## [Problem requirements]
Leave out the pictures and transcribe everything else exactly.

## [Data provided]
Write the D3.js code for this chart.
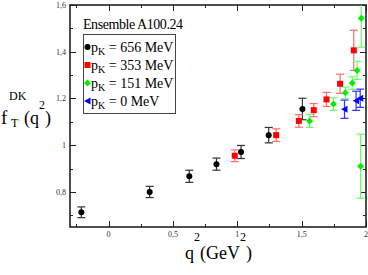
<!DOCTYPE html>
<html><head><meta charset="utf-8">
<script src="https://cdn.jsdelivr.net/npm/d3@7"></script>
<style>body{margin:0;background:#fff}svg{display:block}</style>
</head><body>
<script>
// ---- data ----
const q2_656 = [-0.212, 0.319, 0.627, 0.838, 1.029, 1.244, 1.506];
const f_656  = [0.713, 0.800, 0.867, 0.919, 0.971, 1.043, 1.155];
const e_656  = [0.023, 0.024, 0.026, 0.026, 0.028, 0.033, 0.046];

const q2_353 = [0.980, 1.302, 1.478, 1.594, 1.693, 1.799, 1.905];
const f_353  = [0.955, 1.043, 1.104, 1.150, 1.196, 1.263, 1.406];
const e_353  = [0.025, 0.027, 0.027, 0.028, 0.030, 0.041, 0.086];

const q2_151 = [1.561, 1.747, 1.840, 1.893, 1.931, 1.958, 1.963];
const f_151  = [1.104, 1.176, 1.224, 1.266, 1.320, 0.910, 1.543];
const e_151  = [0.028, 0.027, 0.025, 0.027, 0.039, 0.137, 0.124];

const q2_0 = [1.833, 1.923, 1.955];
const f_0  = [1.154, 1.190, 1.201];
const e_0  = [0.039, 0.041, 0.039];

const seriesLabels = ["656", "353", "151", "0"];
const xTicks = [0, 0.5, 1, 1.5, 2];
const xTickLabels = ["0", "0,5", "1", "1,5", "2"];
const yTicks = [0.8, 1.0, 1.2, 1.4, 1.6];
const yTickLabels = ["0,8", "1", "1,2", "1,4", "1,6"];
const xMinor = [-0.25, 0.25, 0.75, 1.25, 1.75];
const yMinor = [0.7, 0.9, 1.1, 1.3, 1.5];
const ensemble = "Ensemble A100.24";

// ---- layout ----
const W = 368, H = 275;
const L = 70, R = 366, T = 5, B = 227;
const x = d3.scaleLinear().domain([-0.3, 2]).range([L, R]);
const y = d3.scaleLinear().domain([0.65, 1.6]).range([B, T]);
const serif = "Liberation Serif, Times New Roman, serif";

const svg = d3.select("body").append("svg").attr("width", W).attr("height", H);
svg.append("defs").append("clipPath").attr("id", "clip")
  .append("rect").attr("x", L).attr("y", T).attr("width", R - L).attr("height", B - T);

// ticks (inward, all four sides)
const tg = svg.append("g").attr("stroke", "#222").attr("stroke-width", 1);
function tickSet(vals, len) {
  vals.forEach(v => {
    const xv = Math.round(x(v)) + 0.5;
    tg.append("line").attr("x1", xv).attr("x2", xv).attr("y1", B).attr("y2", B - len);
    tg.append("line").attr("x1", xv).attr("x2", xv).attr("y1", T).attr("y2", T + len);
  });
}
function tickSetY(vals, len) {
  vals.forEach(v => {
    const yv = Math.round(y(v)) + 0.5;
    tg.append("line").attr("y1", yv).attr("y2", yv).attr("x1", L).attr("x2", L + len);
    tg.append("line").attr("y1", yv).attr("y2", yv).attr("x1", R).attr("x2", R - len);
  });
}
tickSet(xTicks, 6); tickSet(xMinor, 3);
tickSetY(yTicks, 6); tickSetY(yMinor, 3);

// tick labels
svg.append("g").selectAll("text").data(xTicks).join("text")
  .attr("x", d => x(d)).attr("y", 237).attr("text-anchor", "middle")
  .attr("font-family", serif).attr("font-size", 8).attr("fill", "#333")
  .text((d, i) => xTickLabels[i]);
svg.append("g").selectAll("text").data(yTicks).join("text")
  .attr("x", 66).attr("y", d => y(d) + 3).attr("text-anchor", "end")
  .attr("font-family", serif).attr("font-size", 8).attr("fill", "#333")
  .text((d, i) => yTickLabels[i]);

// frame
svg.append("rect").attr("x", L).attr("y", T).attr("width", R - L).attr("height", B - T)
  .attr("fill", "none").attr("stroke", "#222").attr("stroke-width", 1.6);

// series
const series = [
  {q: q2_656, f: f_656, e: e_656, col: "#000", ecol: "#333", sym: "circle"},
  {q: q2_353, f: f_353, e: e_353, col: "#ff0000", ecol: "#ff6a6a", sym: "square"},
  {q: q2_151, f: f_151, e: e_151, col: "#00ee00", ecol: "#66ff66", sym: "diamond"},
  {q: q2_0, f: f_0, e: e_0, col: "#0000ff", ecol: "#3030ff", sym: "tri"}
];

function drawSym(g, sym, cx, cy, col) {
  if (sym === "circle") g.append("circle").attr("cx", cx).attr("cy", cy).attr("r", 3).attr("fill", col);
  else if (sym === "square") g.append("rect").attr("x", cx - 3).attr("y", cy - 3).attr("width", 6).attr("height", 6).attr("fill", col);
  else if (sym === "diamond") g.append("path").attr("d", `M${cx},${cy-3.5}L${cx+3.5},${cy}L${cx},${cy+3.5}L${cx-3.5},${cy}Z`).attr("fill", col);
  else g.append("path").attr("d", `M${cx-3.5},${cy}L${cx+3},${cy-3.5}L${cx+3},${cy+3.5}Z`).attr("fill", col);
}

const pg = svg.append("g").attr("clip-path", "url(#clip)");
series.forEach(s => {
  s.q.forEach((qv, i) => {
    const cx = x(qv), y0 = y(s.f[i] - s.e[i]), y1 = y(s.f[i] + s.e[i]);
    const eg = pg.append("g").attr("stroke", s.ecol).attr("stroke-width", 1.2);
    eg.append("line").attr("x1", cx).attr("x2", cx).attr("y1", y0).attr("y2", y1);
    eg.append("line").attr("x1", cx - 4).attr("x2", cx + 4).attr("y1", y0).attr("y2", y0);
    eg.append("line").attr("x1", cx - 4).attr("x2", cx + 4).attr("y1", y1).attr("y2", y1);
  });
});
series.forEach(s => {
  s.q.forEach((qv, i) => drawSym(pg, s.sym, x(qv), y(s.f[i]), s.col));
});

// ensemble title
svg.append("text").attr("x", 83).attr("y", 29).attr("font-family", serif).attr("font-size", 14)
  .attr("fill", "#000").attr("textLength", 100).text(ensemble);

// legend
const lg = svg.append("g");
lg.append("rect").attr("x", 83.5).attr("y", 34.5).attr("width", 92).attr("height", 79)
  .attr("fill", "#fff").attr("stroke", "#444").attr("stroke-width", 1);
series.forEach((s, i) => {
  const cy = 47 + i * 18;
  drawSym(lg, s.sym, 87.5, cy, s.col);
  const t = lg.append("text").attr("x", 91).attr("y", cy + 4.5).attr("font-family", serif)
    .attr("font-size", 14).attr("fill", "#000");
  t.append("tspan").text("p");
  t.append("tspan").attr("font-size", 10).attr("dy", 3).text("K");
  t.append("tspan").attr("dy", -3).text(" = " + seriesLabels[i] + " MeV");
});

// axis labels
const xl = svg.append("text").attr("x", 185).attr("y", 259).attr("font-family", serif)
  .attr("font-size", 18).attr("fill", "#000");
xl.append("tspan").text("q");
xl.append("tspan").attr("font-size", 12).attr("dy", -18).text("2");
xl.append("tspan").attr("dy", 18).text("(GeV");
xl.append("tspan").attr("font-size", 12).attr("dy", -18).text("2");
xl.append("tspan").attr("dy", 18).text(")");

const yl = svg.append("text").attr("x", 1).attr("y", 124).attr("font-family", serif)
  .attr("font-size", 19).attr("fill", "#000");
yl.append("tspan").text("f");
yl.append("tspan").attr("font-size", 12).attr("x", 9).attr("dy", -24).text("DK");
yl.append("tspan").attr("font-size", 12).attr("x", 11).attr("dy", 27).text("T");
yl.append("tspan").attr("font-size", 18).attr("x", 24).attr("dy", -3).text("(q");
yl.append("tspan").attr("font-size", 12).attr("dy", -15).text("2");
yl.append("tspan").attr("font-size", 18).attr("dy", 15).text(")");
</script>
</body></html>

## [Written answer]
Write the D3.js code for this chart.
<!DOCTYPE html>
<html><head><meta charset="utf-8">
<script src="https://cdn.jsdelivr.net/npm/d3@7"></script>
<style>body{margin:0;background:#fff}svg{display:block}</style>
</head><body>
<script>
// ---- data ----
const q2_656 = [-0.212, 0.319, 0.627, 0.838, 1.029, 1.244, 1.506];
const f_656  = [0.713, 0.800, 0.867, 0.919, 0.971, 1.043, 1.155];
const e_656  = [0.023, 0.024, 0.026, 0.026, 0.028, 0.033, 0.046];

const q2_353 = [0.980, 1.302, 1.478, 1.594, 1.693, 1.799, 1.905];
const f_353  = [0.955, 1.043, 1.104, 1.150, 1.196, 1.263, 1.406];
const e_353  = [0.025, 0.027, 0.027, 0.028, 0.030, 0.041, 0.086];

const q2_151 = [1.561, 1.747, 1.840, 1.893, 1.931, 1.958, 1.963];
const f_151  = [1.104, 1.176, 1.224, 1.266, 1.320, 0.910, 1.543];
const e_151  = [0.028, 0.027, 0.025, 0.027, 0.039, 0.137, 0.124];

const q2_0 = [1.833, 1.923, 1.955];
const f_0  = [1.154, 1.190, 1.201];
const e_0  = [0.039, 0.041, 0.039];

const seriesLabels = ["656", "353", "151", "0"];
const xTicks = [0, 0.5, 1, 1.5, 2];
const xTickLabels = ["0", "0,5", "1", "1,5", "2"];
const yTicks = [0.8, 1.0, 1.2, 1.4, 1.6];
const yTickLabels = ["0,8", "1", "1,2", "1,4", "1,6"];
const xMinor = [-0.25, 0.25, 0.75, 1.25, 1.75];
const yMinor = [0.7, 0.9, 1.1, 1.3, 1.5];
const ensemble = "Ensemble A100.24";

// ---- layout ----
const W = 368, H = 275;
const L = 70, R = 366, T = 5, B = 227;
const x = d3.scaleLinear().domain([-0.3, 2]).range([L, R]);
const y = d3.scaleLinear().domain([0.65, 1.6]).range([B, T]);
const serif = "Liberation Serif, Times New Roman, serif";

const svg = d3.select("body").append("svg").attr("width", W).attr("height", H);
svg.append("defs").append("clipPath").attr("id", "clip")
  .append("rect").attr("x", L).attr("y", T).attr("width", R - L).attr("height", B - T);

// ticks (inward, all four sides)
const tg = svg.append("g").attr("stroke", "#222").attr("stroke-width", 1);
function tickSet(vals, len) {
  vals.forEach(v => {
    const xv = Math.round(x(v)) + 0.5;
    tg.append("line").attr("x1", xv).attr("x2", xv).attr("y1", B).attr("y2", B - len);
    tg.append("line").attr("x1", xv).attr("x2", xv).attr("y1", T).attr("y2", T + len);
  });
}
function tickSetY(vals, len) {
  vals.forEach(v => {
    const yv = Math.round(y(v)) + 0.5;
    tg.append("line").attr("y1", yv).attr("y2", yv).attr("x1", L).attr("x2", L + len);
    tg.append("line").attr("y1", yv).attr("y2", yv).attr("x1", R).attr("x2", R - len);
  });
}
tickSet(xTicks, 6); tickSet(xMinor, 3);
tickSetY(yTicks, 6); tickSetY(yMinor, 3);

// tick labels
svg.append("g").selectAll("text").data(xTicks).join("text")
  .attr("x", d => x(d)).attr("y", 237).attr("text-anchor", "middle")
  .attr("font-family", serif).attr("font-size", 8).attr("fill", "#333")
  .text((d, i) => xTickLabels[i]);
svg.append("g").selectAll("text").data(yTicks).join("text")
  .attr("x", 66).attr("y", d => y(d) + 3).attr("text-anchor", "end")
  .attr("font-family", serif).attr("font-size", 8).attr("fill", "#333")
  .text((d, i) => yTickLabels[i]);

// frame
svg.append("rect").attr("x", L).attr("y", T).attr("width", R - L).attr("height", B - T)
  .attr("fill", "none").attr("stroke", "#222").attr("stroke-width", 1.6);

// series
const series = [
  {q: q2_656, f: f_656, e: e_656, col: "#000", ecol: "#333", sym: "circle"},
  {q: q2_353, f: f_353, e: e_353, col: "#ff0000", ecol: "#ff6a6a", sym: "square"},
  {q: q2_151, f: f_151, e: e_151, col: "#00ee00", ecol: "#66ff66", sym: "diamond"},
  {q: q2_0, f: f_0, e: e_0, col: "#0000ff", ecol: "#3030ff", sym: "tri"}
];

function drawSym(g, sym, cx, cy, col) {
  if (sym === "circle") g.append("circle").attr("cx", cx).attr("cy", cy).attr("r", 3).attr("fill", col);
  else if (sym === "square") g.append("rect").attr("x", cx - 3).attr("y", cy - 3).attr("width", 6).attr("height", 6).attr("fill", col);
  else if (sym === "diamond") g.append("path").attr("d", `M${cx},${cy-3.5}L${cx+3.5},${cy}L${cx},${cy+3.5}L${cx-3.5},${cy}Z`).attr("fill", col);
  else g.append("path").attr("d", `M${cx-3.5},${cy}L${cx+3},${cy-3.5}L${cx+3},${cy+3.5}Z`).attr("fill", col);
}

const pg = svg.append("g").attr("clip-path", "url(#clip)");
series.forEach(s => {
  s.q.forEach((qv, i) => {
    const cx = x(qv), y0 = y(s.f[i] - s.e[i]), y1 = y(s.f[i] + s.e[i]);
    const eg = pg.append("g").attr("stroke", s.ecol).attr("stroke-width", 1.2);
    eg.append("line").attr("x1", cx).attr("x2", cx).attr("y1", y0).attr("y2", y1);
    eg.append("line").attr("x1", cx - 4).attr("x2", cx + 4).attr("y1", y0).attr("y2", y0);
    eg.append("line").attr("x1", cx - 4).attr("x2", cx + 4).attr("y1", y1).attr("y2", y1);
  });
});
series.forEach(s => {
  s.q.forEach((qv, i) => drawSym(pg, s.sym, x(qv), y(s.f[i]), s.col));
});

// ensemble title
svg.append("text").attr("x", 83).attr("y", 29).attr("font-family", serif).attr("font-size", 14)
  .attr("fill", "#000").attr("textLength", 100).text(ensemble);

// legend
const lg = svg.append("g");
lg.append("rect").attr("x", 83.5).attr("y", 34.5).attr("width", 92).attr("height", 79)
  .attr("fill", "#fff").attr("stroke", "#444").attr("stroke-width", 1);
series.forEach((s, i) => {
  const cy = 47 + i * 18;
  drawSym(lg, s.sym, 87.5, cy, s.col);
  const t = lg.append("text").attr("x", 91).attr("y", cy + 4.5).attr("font-family", serif)
    .attr("font-size", 14).attr("fill", "#000");
  t.append("tspan").text("p");
  t.append("tspan").attr("font-size", 10).attr("dy", 3).text("K");
  t.append("tspan").attr("dy", -3).text(" = " + seriesLabels[i] + " MeV");
});

// axis labels
const xl = svg.append("text").attr("x", 185).attr("y", 259).attr("font-family", serif)
  .attr("font-size", 18).attr("fill", "#000");
xl.append("tspan").text("q");
xl.append("tspan").attr("font-size", 12).attr("dy", -18).text("2");
xl.append("tspan").attr("dy", 18).text("(GeV");
xl.append("tspan").attr("font-size", 12).attr("dy", -18).text("2");
xl.append("tspan").attr("dy", 18).text(")");

const yl = svg.append("text").attr("x", 1).attr("y", 124).attr("font-family", serif)
  .attr("font-size", 19).attr("fill", "#000");
yl.append("tspan").text("f");
yl.append("tspan").attr("font-size", 12).attr("x", 9).attr("dy", -24).text("DK");
yl.append("tspan").attr("font-size", 12).attr("x", 11).attr("dy", 27).text("T");
yl.append("tspan").attr("font-size", 18).attr("x", 24).attr("dy", -3).text("(q");
yl.append("tspan").attr("font-size", 12).attr("dy", -15).text("2");
yl.append("tspan").attr("font-size", 18).attr("dy", 15).text(")");
</script>
</body></html>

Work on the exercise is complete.